### DATA SECTION
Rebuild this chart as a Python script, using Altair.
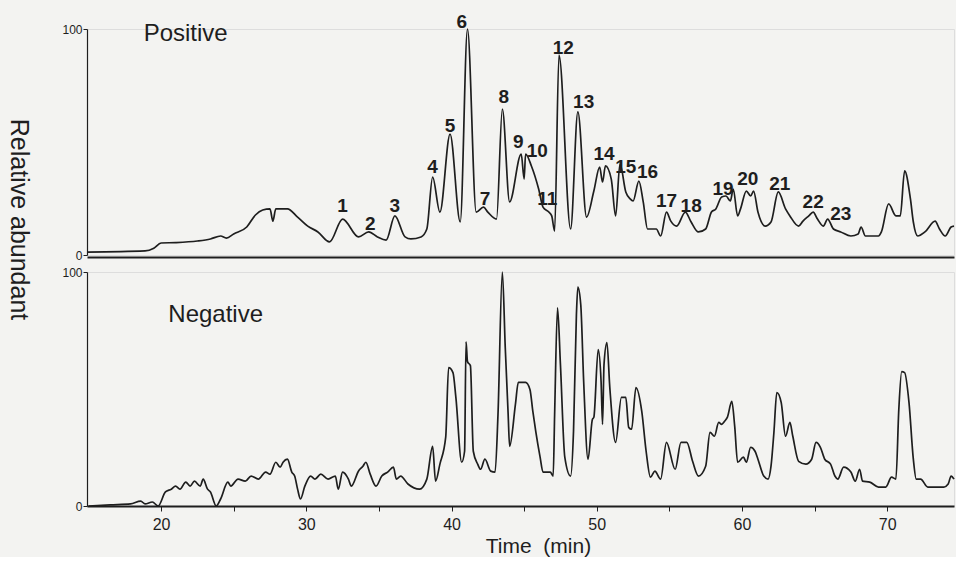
import altair as alt
import pandas as pd

# ---------------- data ----------------
pos_time = [14.9, 18.9, 19.5, 20.0, 21.0, 22.5, 23.4, 24.1, 24.5, 25.0, 25.9, 26.5, 27.0, 27.5, 27.7,
            27.9, 28.7, 29.4, 30.1, 30.8, 31.6, 32.5, 33.6, 34.3, 34.9, 35.5, 36.1, 36.8, 37.2, 37.9,
            38.3, 38.7, 39.2, 39.9, 40.6, 41.1, 41.7, 42.2, 42.5, 43.1, 43.5, 44.0, 44.8, 45.0, 45.1,
            45.5, 46.0, 46.3, 46.7, 46.9, 47.1, 47.4, 48.2, 48.7, 49.3, 49.8, 50.2, 50.4, 50.6, 51.0,
            51.3, 51.6, 52.0, 52.3, 52.5, 52.9, 53.2, 53.5, 54.1, 54.4, 54.8, 55.1, 55.5, 56.1, 56.5,
            57.0, 57.5, 57.9, 58.2, 58.6, 58.9, 59.2, 59.4, 59.7, 59.9, 60.3, 60.6, 60.8, 61.1, 61.6,
            62.0, 62.5, 63.0, 63.3, 63.9, 64.2, 64.6, 64.9, 65.2, 65.6, 65.9, 66.3, 66.8, 67.5, 68.0,
            68.2, 68.5, 69.4, 69.6, 70.1, 70.6, 70.9, 71.2, 71.6, 71.8, 72.1, 72.6, 73.3, 73.6, 74.0,
            74.4, 74.6]
pos_abund = [1.3, 1.8, 3.0, 5.3, 5.5, 6.2, 7.1, 8.4, 7.5, 9.3, 12.4, 17.7, 19.9, 20.4, 15.0,
             20.4, 20.4, 16.8, 12.8, 10.2, 5.8, 15.9, 8.0, 10.2, 8.0, 6.6, 17.3, 8.0, 7.1, 8.0,
             11.5, 34.5, 19.0, 53.5, 14.6, 100.0, 19.0, 21.2, 19.0, 15.9, 64.6, 23.5, 44.7, 33.6, 44.7,
             39.4, 29.2, 21.2, 19.0, 17.3, 10.6, 88.5, 11.5, 63.3, 16.8, 28.3, 38.9, 32.3, 39.4, 33.6,
             17.3, 40.3, 27.9, 24.8, 23.9, 32.7, 23.5, 11.5, 11.5, 8.4, 19.0, 15.0, 12.8, 19.0, 14.6,
             10.2, 11.5, 19.0, 20.4, 25.7, 26.1, 23.9, 29.2, 17.3, 20.4, 28.3, 26.1, 28.3, 19.0, 12.8,
             14.6, 27.9, 20.4, 17.3, 12.8, 15.0, 17.3, 19.0, 15.9, 12.8, 15.9, 11.5, 10.2, 8.4, 9.3,
             12.4, 8.4, 8.4, 10.2, 22.6, 17.3, 17.3, 37.2, 24.8, 14.6, 8.4, 10.2, 15.0, 11.5, 8.4,
             12.4, 12.8]

neg_time = [15.0, 16.5, 17.9, 18.6, 18.9, 19.4, 19.8, 20.3, 20.7, 21.0, 21.3, 21.7, 22.0, 22.3, 22.7,
            22.9, 23.2, 23.4, 23.8, 24.1, 24.6, 24.8, 25.3, 25.8, 26.2, 26.7, 27.2, 27.5, 27.9, 28.2,
            28.4, 28.7, 29.0, 29.2, 29.4, 29.6, 29.9, 30.3, 30.6, 31.0, 31.5, 32.0, 32.2, 32.5, 32.9,
            33.1, 33.6, 33.9, 34.1, 34.4, 34.8, 35.2, 35.6, 36.0, 36.2, 36.5, 37.0, 37.8, 38.3, 38.7,
            38.9, 39.2, 39.6, 39.8, 40.1, 40.3, 40.7, 40.9, 41.0, 41.1, 41.3, 41.5, 41.8, 42.0, 42.3,
            42.7, 43.0, 43.2, 43.5, 43.7, 43.9, 44.0, 44.4, 44.6, 45.1, 45.4, 45.6, 45.8, 46.1, 46.3,
            46.8, 47.0, 47.1, 47.3, 47.5, 47.8, 48.2, 48.4, 48.6, 48.7, 48.9, 49.1, 49.4, 49.7, 49.8,
            50.1, 50.3, 50.4, 50.5, 50.7, 50.9, 51.3, 51.7, 52.0, 52.2, 52.4, 52.7, 53.1, 53.4, 53.7,
            54.0, 54.4, 54.8, 55.4, 55.8, 56.2, 56.6, 57.0, 57.5, 57.8, 58.1, 58.4, 58.6, 58.8, 59.0,
            59.3, 59.5, 59.7, 60.1, 60.3, 60.6, 60.9, 61.1, 61.5, 61.8, 62.0, 62.2, 62.4, 62.7, 63.0,
            63.3, 63.5, 63.9, 64.4, 64.8, 65.1, 65.4, 65.7, 66.1, 66.4, 66.6, 67.0, 67.5, 67.8, 68.1,
            68.3, 68.8, 69.4, 69.9, 70.3, 70.6, 70.8, 71.0, 71.2, 71.5, 71.8, 72.0, 72.3, 72.8, 73.4,
            73.9, 74.2, 74.4, 74.6]
neg_abund = [0.0, 0.5, 0.9, 2.1, 0.9, 1.7, 0.0, 6.0, 7.2, 8.5, 7.2, 10.2, 8.5, 10.6, 8.5,
             11.5, 7.2, 6.0, 0.0, 3.0, 10.2, 8.5, 11.5, 10.6, 12.8, 11.5, 14.5, 13.6, 18.7, 16.6,
             18.7, 20.0, 14.5, 12.8, 7.2, 3.0, 8.5, 12.8, 11.5, 13.6, 11.5, 12.8, 7.2, 14.5, 11.5,
             8.5, 15.0, 17.0, 18.7, 13.6, 8.5, 12.8, 14.5, 16.6, 11.5, 12.8, 9.4, 7.2, 11.5, 25.5,
             10.6, 17.9, 29.4, 59.1, 57.0, 46.4, 18.7, 23.4, 70.2, 61.7, 60.0, 23.4, 17.9, 15.7, 20.0,
             14.9, 14.5, 39.1, 100.0, 67.7, 39.1, 25.5, 43.4, 52.8, 52.8, 49.8, 40.4, 31.9, 20.9, 14.5,
             14.5, 12.8, 39.1, 84.7, 60.4, 20.9, 12.8, 31.9, 81.7, 93.6, 86.0, 53.2, 20.0, 37.0, 37.9,
             66.8, 53.0, 34.9, 60.4, 69.8, 50.6, 27.2, 46.4, 46.4, 33.6, 32.8, 50.6, 40.4, 23.4, 12.3,
             14.9, 11.5, 27.2, 15.7, 27.2, 27.2, 19.1, 12.8, 17.0, 31.5, 29.8, 35.7, 34.9, 36.2, 38.0,
             44.7, 34.0, 18.7, 20.9, 18.7, 25.1, 23.4, 20.0, 12.8, 11.5, 17.0, 31.5, 48.5, 44.3, 29.8,
             35.7, 29.8, 19.1, 17.9, 20.0, 27.2, 25.1, 20.0, 17.9, 12.8, 11.5, 16.6, 14.5, 10.6, 15.7,
             10.6, 10.2, 8.1, 8.1, 12.3, 11.5, 41.3, 57.4, 57.0, 44.3, 20.0, 11.5, 11.5, 8.1, 8.1,
             8.1, 9.4, 12.8, 11.5]

peak_ids = [str(i) for i in range(1, 24)]
peak_time = [32.5, 34.4, 36.1, 38.7, 39.9, 40.7, 42.3, 43.6, 44.6, 45.9, 46.6, 47.7,
             49.1, 50.5, 52.0, 53.5, 54.8, 56.5, 58.7, 60.4, 62.6, 64.9, 66.8]
peak_height = [21.7, 13.7, 21.7, 38.9, 57.0, 103.3, 24.8, 70.0, 50.0, 46.0, 24.8, 91.6,
               67.7, 44.7, 38.9, 36.7, 23.9, 21.7, 29.2, 33.6, 31.4, 23.5, 18.1]

panel_names = ["Positive", "Negative"]
panel_name_time = [18.8, 20.5]
panel_name_height = [94.8, 78.7]

x_ticks = [20, 25, 30, 35, 40, 45, 50, 55, 60, 65, 70]
y_ticks = [0, 100]
X_DOMAIN = [14.9, 74.6]

FONT = "Liberation Sans"
INK = "#1e1e1e"

pos_df = pd.DataFrame({"t": pos_time, "v": pos_abund})
neg_df = pd.DataFrame({"t": neg_time, "v": neg_abund})
peak_df = pd.DataFrame({"t": peak_time, "v": peak_height, "label": peak_ids})
pos_name_df = pd.DataFrame({"t": [panel_name_time[0]], "v": [panel_name_height[0]], "label": [panel_names[0]]})
neg_name_df = pd.DataFrame({"t": [panel_name_time[1]], "v": [panel_name_height[1]], "label": [panel_names[1]]})

xscale = alt.Scale(domain=X_DOMAIN, nice=False, zero=False)
yscale = alt.Scale(domain=[0, 100], nice=False)

# ---------------- top panel ----------------
x_top = alt.X("t:Q", scale=xscale,
              axis=alt.Axis(labels=False, ticks=False, title=None, grid=False, offset=2,
                            domainColor=INK, domainWidth=1.8))
y_top = alt.Y("v:Q", scale=yscale,
              axis=alt.Axis(values=y_ticks, grid=False, title="Relative abundant",
                            titleAngle=90, titleX=-69, titleY=190, titleAlign="center",
                            titleBaseline="middle", titleFontSize=25, titleFontWeight="normal",
                            titleFont=FONT, titleColor=INK, labelFont=FONT, labelFontSize=12,
                            labelColor=INK, labelPadding=1, tickSize=4, tickColor=INK,
                            domainColor=INK, domainWidth=1.2))

top_line = alt.Chart(pos_df).mark_line(color=INK, strokeWidth=1.7, strokeJoin="round",
                                       interpolate="monotone").encode(x=x_top, y=y_top)
top_peaks = alt.Chart(peak_df).mark_text(font=FONT, fontSize=19, fontWeight="bold", color=INK,
                                         baseline="middle", align="center").encode(
    x=x_top, y=y_top, text="label:N")
top_name = alt.Chart(pos_name_df).mark_text(font=FONT, fontSize=24, color=INK,
                                            baseline="alphabetic", align="left").encode(
    x=x_top, y=y_top, text="label:N")
top = alt.layer(top_line, top_peaks, top_name).properties(width=867, height=226)

# ---------------- bottom panel ----------------
x_bot = alt.X("t:Q", scale=xscale,
              axis=alt.Axis(values=x_ticks, labelExpr="datum.value % 10 === 0 ? datum.label : ''",
                            grid=False, tickSize=5, tickColor=INK, labelFont=FONT, labelFontSize=16,
                            labelColor=INK, labelPadding=5, domainColor=INK, domainWidth=1.8,
                            title="Time\u00a0\u00a0(min)", titleFont=FONT, titleFontSize=21,
                            titleFontWeight="normal", titleColor=INK, titleX=451, titleY=40,
                            titleAlign="center", titleBaseline="middle"))
y_bot = alt.Y("v:Q", scale=yscale,
              axis=alt.Axis(values=y_ticks, grid=False, title=None, labelFont=FONT, labelFontSize=12,
                            labelColor=INK, labelPadding=1, tickSize=4, tickColor=INK,
                            domainColor=INK, domainWidth=1.2))

bot_line = alt.Chart(neg_df).mark_line(color=INK, strokeWidth=1.7, strokeJoin="round",
                                       interpolate="monotone").encode(x=x_bot, y=y_bot)
bot_name = alt.Chart(neg_name_df).mark_text(font=FONT, fontSize=24, color=INK,
                                            baseline="alphabetic", align="left").encode(
    x=x_bot, y=y_bot, text="label:N")
bottom = alt.layer(bot_line, bot_name).properties(width=867, height=234)

chart = alt.vconcat(top, bottom, spacing=17, bounds="flush").properties(
    padding={"left": 4, "top": 12, "right": 0, "bottom": 0},
    background="#f3f3f1",
).configure_view(stroke=None).configure(font=FONT)

chart.save("out.html", embed_options={"renderer": "svg", "actions": False})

### EXERCISE AIM
Reproduce the material above from its first line through the line containing "import pandas as pd", both ends included, and skip every picture.

### ANSWER
Rebuild this chart as a Python script, using Altair.
import altair as alt
import pandas as pd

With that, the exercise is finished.